Butterfly Ball by Diffuse Studio

Oh and this incredibly gorgeous chandelier, which - in fact - is made out of... fairies :-)

designed by bodo sperlein as part of the re-cyclos collection for lladro, the niagara chandeliers feature porcelain butterflies suspended on sideglow optic fibers. ceiling rose is fireproof black lacquer. 150W halide projector.

my work: Lepidopterophobia - fear of butterflies (1)



I do not have a fear of butterlies. However, I have a friend who does. I can really see where she is coming from: butterflies look careless and colourful as they flutter aimlessly, but one close look reveals their hairy heads and alien eyes.
Horrible creatures.
Well.
For some.

Affected by all this (above) I tried to make a book. Oooh, dear! Because of the nature of the course I am on, I am so conscious about making specifically artist's books. And it is really not good to be conscious about it - I tend to produce rubbish when I am.
Anyway, I made a book, trying to deal with the restrictive power of fear: how it paralyses our senses and our ability to think clearly. Pages do not fully open for the butterflies: the text inside is very hard to read.






I don't think much of this book (or most of the others I have made). It could be an interim stage to somewhere else. I like the simple quality of it and the structure, but I find it lacking substance. The stuff I said about Charlotte Cory. I should find ways to dig deeper, but still look like fun.




Friday 7 May 2010

"Introducing Wittgenstein" to those who get easily bored


That could be me :-)

Heaton and Groves show, that one does not have to bore readers shitless when dealing with the "serious" philosophy. Fantastic illustrations and a great sense of humor throughout the book.

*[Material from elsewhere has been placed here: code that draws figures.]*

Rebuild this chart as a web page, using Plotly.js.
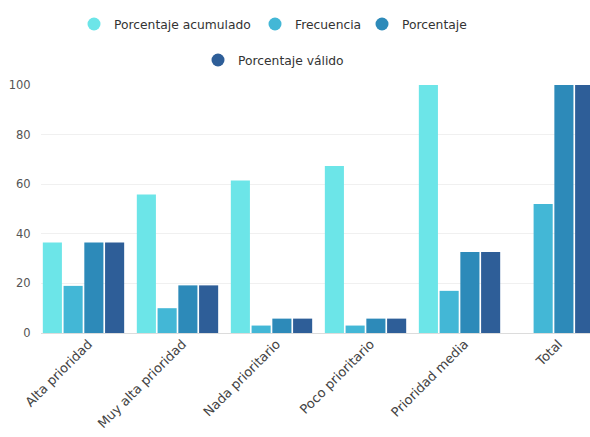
<!DOCTYPE html>
<html>
<head>
<meta charset="utf-8">
<script src="https://cdn.plot.ly/plotly-3.0.1.min.js"></script>
<style>
  html, body { margin: 0; padding: 0; background: #fff; overflow: hidden; }
  #chart { width: 590px; height: 437px; }
</style>
</head>
<body>
<div id="chart"></div>
<script>
// Prioridad: frecuencias y porcentajes por categoría
const categorias = ["Alta prioridad", "Muy alta prioridad", "Nada prioritario", "Poco prioritario", "Prioridad media", "Total"];
const porcentajeAcumulado = [36.5, 55.8, 61.5, 67.3, 100, null];
const frecuencia = [19, 10, 3, 3, 17, 52];
const porcentaje = [36.5, 19.2, 5.8, 5.8, 32.7, 100];
const porcentajeValido = [36.5, 19.2, 5.8, 5.8, 32.7, 100];

const nombres = ["Porcentaje acumulado", "Frecuencia", "Porcentaje", "Porcentaje válido"];
const colores = ["#6ce5e8", "#43b7d6", "#2d8ab9", "#2e5e98"];
const series = [porcentajeAcumulado, frecuencia, porcentaje, porcentajeValido];

const FONT = "DejaVu Sans, Verdana, sans-serif";
const W = 590, H = 437;

const traces = series.map((vals, i) => ({
  type: "bar",
  name: nombres[i],
  x: categorias,
  y: vals,
  marker: { color: colores[i], line: { width: 0 } },
  showlegend: false,
  hovertemplate: "%{x}<br>" + nombres[i] + ": %{y}<extra></extra>"
}));

// Legend: one round-marker entry per series, each in its own legend box
// (three across the first row, the last one centred on a second row)
const legendIds = ["legend", "legend2", "legend3", "legend4"];
const legendPos = [[74, 24], [255, 24], [362, 24], [198, 60]];

nombres.forEach((n, i) => {
  traces.push({
    type: "scatter",
    mode: "markers",
    name: n,
    x: [null],
    y: [null],
    marker: { color: colores[i], size: 13, symbol: "circle" },
    legend: legendIds[i],
    hoverinfo: "skip"
  });
});

const layout = {
  width: W,
  height: H,
  margin: { l: 41, r: 0, t: 85, b: 104 },
  paper_bgcolor: "#fff",
  plot_bgcolor: "#fff",
  font: { family: FONT, color: "#555" },
  barmode: "group",
  bargap: 0.117,
  bargroupgap: 0.08,
  showlegend: true,
  xaxis: {
    type: "category",
    range: [-0.452, 5.388],
    showgrid: false,
    showline: false,
    zeroline: false,
    ticks: "",
    tickangle: -45,
    ticklabelshift: 5,
    tickfont: { family: FONT, size: 13, color: "#444" },
    automargin: false
  },
  yaxis: {
    range: [0, 100],
    tickvals: [0, 20, 40, 60, 80, 100],
    showgrid: true,
    gridcolor: "#f0f0f0",
    gridwidth: 1,
    zeroline: true,
    zerolinecolor: "#dcdcdc",
    zerolinewidth: 1,
    showline: false,
    ticks: "outside",
    ticklen: 7,
    tickcolor: "rgba(0,0,0,0)",
    tickfont: { family: FONT, size: 11.5, color: "#555" },
    automargin: false,
    fixedrange: true
  }
};

legendIds.forEach((id, i) => {
  layout[id] = {
    orientation: "h",
    xref: "container",
    yref: "container",
    x: legendPos[i][0] / W,
    y: 1 - legendPos[i][1] / H,
    xanchor: "left",
    yanchor: "middle",
    font: { family: FONT, size: 12.3, color: "#333" },
    bgcolor: "rgba(0,0,0,0)",
    borderwidth: 0,
    itemclick: false,
    itemdoubleclick: false
  };
});

Plotly.newPlot("chart", traces, layout, { displayModeBar: false, staticPlot: true });
</script>
</body>
</html>
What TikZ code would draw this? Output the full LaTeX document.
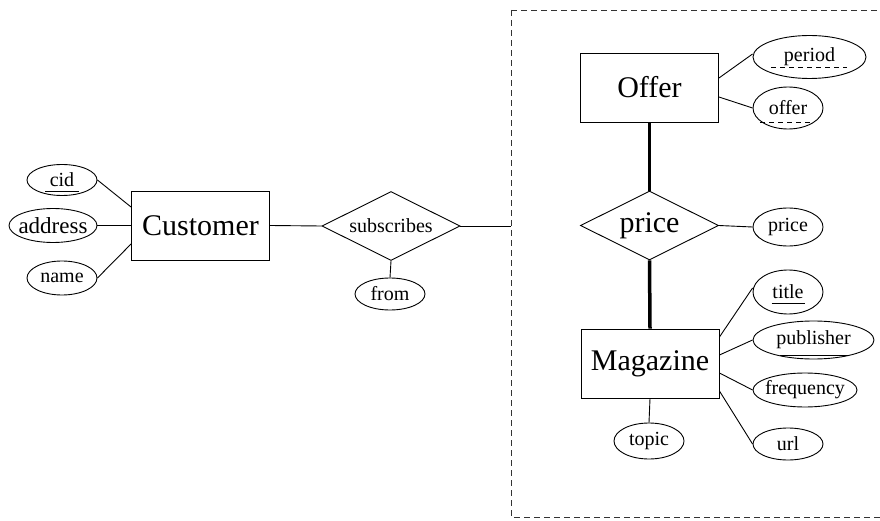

In Introducing Wittgenstein we meet a strange man, a rigorous logician who prized poetry above philosophy, who inherited a fortune and gave it away, who sought death in the trenches of the First World War, a great teacher who advised his students to give up philosophy, a solitary man who nonetheless inspired lifelong friendships. We are also given a clear and accessible guide to Wittgenstein's central works.